Em Portugal, apesar do decréscimo da natalidade, verificamos que, para o bem e para o mal, continua a ser um país fértil em chicos-espertos. A maioria das vezes, achamos graça e até orgulho a esta capacidade de desenrascanço e somos naturalmente benévolos e passivos a esta criatividade bem vincada. Quando a coisa nos vai aos bolsos ou toca nas nossas convicções, o caso muda de figura.
O chico-espertismo apresenta variáveis. Vejamos os casos de alguns chicos- -espertos que, não olhando a meios e de forma oportunista, tentaram “passar a perna” para atingir os seus fins.
Tivemos conhecimento, pelos meios de comunicação social, que a um político, acérrimo detrator do capitalismo e paladino dos inquilinos vítimas especulação imobiliária, se aplicava na perfeição o ditado popular “Bem prega Frei Tomás, faz o que diz, não faças o que ele faz”. Aceita-se que, no limite, não tenha cometido qualquer ilegalidade, mas não se entende que a direção do seu partido o tenha defendido publicamente.
Após os catastróficos incêndios que devastaram o centro do país, causando dezenas de vítimas e a destruição de várias casas, os portugueses mobilizaram- se (sim, também somos um povo solidário), reunindo-se donativos no valor de vários milhões de euros. Estes destinavam-se necessariamente e compreensivelmente, a acudir às situações urgentes e mais gravosas, ou seja, reconstrução das denominadas casas de primeira habitação.
Claro que alguns chicos-espertos aproveitaram a benevolência, descuido, incapacidade, desorganização, compadrio ou outra coisa qualquer, para passar à frente de quem perdeu tudo. Como? Recorrendo ao mesmo truque: a mudança da sua morada fiscal para estas casas, casas de férias e outras não elegíveis, já depois do incêndio.

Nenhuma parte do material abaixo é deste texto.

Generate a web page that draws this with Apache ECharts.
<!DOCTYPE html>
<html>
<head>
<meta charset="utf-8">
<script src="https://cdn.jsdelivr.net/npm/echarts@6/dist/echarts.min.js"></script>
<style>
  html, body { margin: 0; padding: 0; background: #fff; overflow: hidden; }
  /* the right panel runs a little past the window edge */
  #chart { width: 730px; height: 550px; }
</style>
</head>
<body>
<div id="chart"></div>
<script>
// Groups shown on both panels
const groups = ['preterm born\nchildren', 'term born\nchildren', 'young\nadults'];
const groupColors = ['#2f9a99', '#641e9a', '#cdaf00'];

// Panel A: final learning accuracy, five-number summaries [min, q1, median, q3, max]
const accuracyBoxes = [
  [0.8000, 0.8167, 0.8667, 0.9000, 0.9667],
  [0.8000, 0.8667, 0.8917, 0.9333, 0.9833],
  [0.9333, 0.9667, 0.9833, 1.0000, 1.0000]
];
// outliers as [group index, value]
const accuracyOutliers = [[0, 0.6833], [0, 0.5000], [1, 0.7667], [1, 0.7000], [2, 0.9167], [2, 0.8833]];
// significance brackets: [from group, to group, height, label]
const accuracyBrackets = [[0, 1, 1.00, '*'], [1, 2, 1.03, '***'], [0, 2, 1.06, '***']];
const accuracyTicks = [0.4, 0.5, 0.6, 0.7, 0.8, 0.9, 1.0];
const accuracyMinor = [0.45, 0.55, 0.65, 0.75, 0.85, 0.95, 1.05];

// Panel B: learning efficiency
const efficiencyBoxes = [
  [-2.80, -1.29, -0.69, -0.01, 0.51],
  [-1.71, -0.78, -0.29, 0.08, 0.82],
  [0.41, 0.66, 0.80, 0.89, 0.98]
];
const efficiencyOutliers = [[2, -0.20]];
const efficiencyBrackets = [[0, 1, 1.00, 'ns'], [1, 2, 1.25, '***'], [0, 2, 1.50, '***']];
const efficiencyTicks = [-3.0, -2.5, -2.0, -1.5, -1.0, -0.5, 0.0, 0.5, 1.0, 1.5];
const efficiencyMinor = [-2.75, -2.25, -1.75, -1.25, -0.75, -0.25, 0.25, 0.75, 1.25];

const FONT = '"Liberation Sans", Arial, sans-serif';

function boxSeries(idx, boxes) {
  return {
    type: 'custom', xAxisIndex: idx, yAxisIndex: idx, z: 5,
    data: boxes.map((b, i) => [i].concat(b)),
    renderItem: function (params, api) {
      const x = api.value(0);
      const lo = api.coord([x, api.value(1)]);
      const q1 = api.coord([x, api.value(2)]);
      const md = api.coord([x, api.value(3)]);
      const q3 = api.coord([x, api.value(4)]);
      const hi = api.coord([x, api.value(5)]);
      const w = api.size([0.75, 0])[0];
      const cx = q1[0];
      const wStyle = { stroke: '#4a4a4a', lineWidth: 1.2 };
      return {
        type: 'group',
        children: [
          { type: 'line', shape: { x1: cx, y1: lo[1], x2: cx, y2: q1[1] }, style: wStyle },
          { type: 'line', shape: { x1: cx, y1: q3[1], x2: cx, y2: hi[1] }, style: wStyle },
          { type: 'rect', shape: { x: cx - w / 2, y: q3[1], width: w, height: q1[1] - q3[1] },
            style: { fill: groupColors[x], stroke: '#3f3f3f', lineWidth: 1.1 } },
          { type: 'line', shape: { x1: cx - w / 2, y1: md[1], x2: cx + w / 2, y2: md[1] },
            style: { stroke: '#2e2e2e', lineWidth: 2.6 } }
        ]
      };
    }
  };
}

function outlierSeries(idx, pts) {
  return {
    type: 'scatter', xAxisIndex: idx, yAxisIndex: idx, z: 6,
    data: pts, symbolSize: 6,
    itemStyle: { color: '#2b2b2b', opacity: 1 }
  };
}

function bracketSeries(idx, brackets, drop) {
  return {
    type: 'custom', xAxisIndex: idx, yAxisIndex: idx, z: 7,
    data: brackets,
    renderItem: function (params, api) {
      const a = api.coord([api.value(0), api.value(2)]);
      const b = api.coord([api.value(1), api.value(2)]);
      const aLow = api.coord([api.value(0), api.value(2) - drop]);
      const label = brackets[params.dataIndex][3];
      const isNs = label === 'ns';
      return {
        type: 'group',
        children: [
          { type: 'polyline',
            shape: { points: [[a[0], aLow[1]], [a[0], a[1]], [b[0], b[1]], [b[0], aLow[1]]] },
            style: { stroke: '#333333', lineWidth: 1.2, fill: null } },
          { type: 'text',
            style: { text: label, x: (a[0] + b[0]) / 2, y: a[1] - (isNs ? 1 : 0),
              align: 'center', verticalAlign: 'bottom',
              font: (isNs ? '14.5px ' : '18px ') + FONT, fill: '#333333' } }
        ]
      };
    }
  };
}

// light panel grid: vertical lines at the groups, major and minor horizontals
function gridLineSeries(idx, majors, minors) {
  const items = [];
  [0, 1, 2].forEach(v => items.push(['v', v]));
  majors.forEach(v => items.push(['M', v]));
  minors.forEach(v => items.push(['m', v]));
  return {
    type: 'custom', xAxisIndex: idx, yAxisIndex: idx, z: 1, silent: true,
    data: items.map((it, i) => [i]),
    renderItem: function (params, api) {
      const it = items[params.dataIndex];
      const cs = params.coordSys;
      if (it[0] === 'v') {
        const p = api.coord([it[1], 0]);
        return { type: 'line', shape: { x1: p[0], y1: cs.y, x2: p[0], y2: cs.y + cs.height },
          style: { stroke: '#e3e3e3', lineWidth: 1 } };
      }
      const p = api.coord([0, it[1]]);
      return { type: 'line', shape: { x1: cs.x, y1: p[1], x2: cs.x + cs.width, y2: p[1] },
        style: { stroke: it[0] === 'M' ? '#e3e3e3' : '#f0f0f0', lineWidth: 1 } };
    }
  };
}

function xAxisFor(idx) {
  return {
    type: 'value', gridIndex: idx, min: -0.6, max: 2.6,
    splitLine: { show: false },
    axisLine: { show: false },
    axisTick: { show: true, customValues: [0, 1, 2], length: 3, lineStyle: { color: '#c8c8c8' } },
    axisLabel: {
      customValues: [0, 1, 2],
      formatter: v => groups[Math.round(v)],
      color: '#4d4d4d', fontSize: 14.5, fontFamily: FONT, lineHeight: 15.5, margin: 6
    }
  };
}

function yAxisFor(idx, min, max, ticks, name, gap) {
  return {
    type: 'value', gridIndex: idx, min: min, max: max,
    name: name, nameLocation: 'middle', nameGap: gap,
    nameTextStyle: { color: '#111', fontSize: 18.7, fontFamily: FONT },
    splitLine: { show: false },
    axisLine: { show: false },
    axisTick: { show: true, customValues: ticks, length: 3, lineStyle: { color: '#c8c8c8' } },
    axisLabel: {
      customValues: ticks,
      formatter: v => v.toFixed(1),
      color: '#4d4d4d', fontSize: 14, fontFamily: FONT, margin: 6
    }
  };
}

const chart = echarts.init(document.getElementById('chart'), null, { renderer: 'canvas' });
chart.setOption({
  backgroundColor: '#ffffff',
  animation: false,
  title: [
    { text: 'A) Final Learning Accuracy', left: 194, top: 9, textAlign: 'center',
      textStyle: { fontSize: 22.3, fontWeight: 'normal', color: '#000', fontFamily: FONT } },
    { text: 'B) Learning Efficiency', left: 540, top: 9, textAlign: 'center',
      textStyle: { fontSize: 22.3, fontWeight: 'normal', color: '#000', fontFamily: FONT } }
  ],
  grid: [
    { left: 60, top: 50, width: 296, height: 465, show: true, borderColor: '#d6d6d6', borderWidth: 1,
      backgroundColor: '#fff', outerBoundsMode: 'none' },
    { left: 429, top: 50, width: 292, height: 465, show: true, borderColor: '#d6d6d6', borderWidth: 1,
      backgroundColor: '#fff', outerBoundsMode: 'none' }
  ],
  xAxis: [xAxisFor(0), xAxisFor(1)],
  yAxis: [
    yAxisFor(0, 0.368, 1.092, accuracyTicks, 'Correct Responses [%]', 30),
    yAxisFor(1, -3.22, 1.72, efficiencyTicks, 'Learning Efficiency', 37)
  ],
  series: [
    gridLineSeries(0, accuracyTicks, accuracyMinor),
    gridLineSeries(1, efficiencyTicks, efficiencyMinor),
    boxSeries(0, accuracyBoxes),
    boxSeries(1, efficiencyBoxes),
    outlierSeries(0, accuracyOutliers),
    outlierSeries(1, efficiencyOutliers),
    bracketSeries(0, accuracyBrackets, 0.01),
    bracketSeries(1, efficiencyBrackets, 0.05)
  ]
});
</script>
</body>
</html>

Também, há alguns meses, fomos confrontados com outra situação parecida. Alguns ilustres deputados, residindo em Lisboa ou arredores, tinham a residência oficial muito longe dali para terem direito ao subsídio de deslocação (quase um ordenado).
Quando, ao mais alto nível da nação, estas situações acontecem e, mais grave, são justificadas e abafadas, o que poderemos pensar?
Finalmente, que valores transmitirão os pais aos filhos quando, para os matricularem em determinadas escolas, recorrem ao esquema de arranjar uma morada falsa?
Estaremos condenados a replicar a chico-espertice?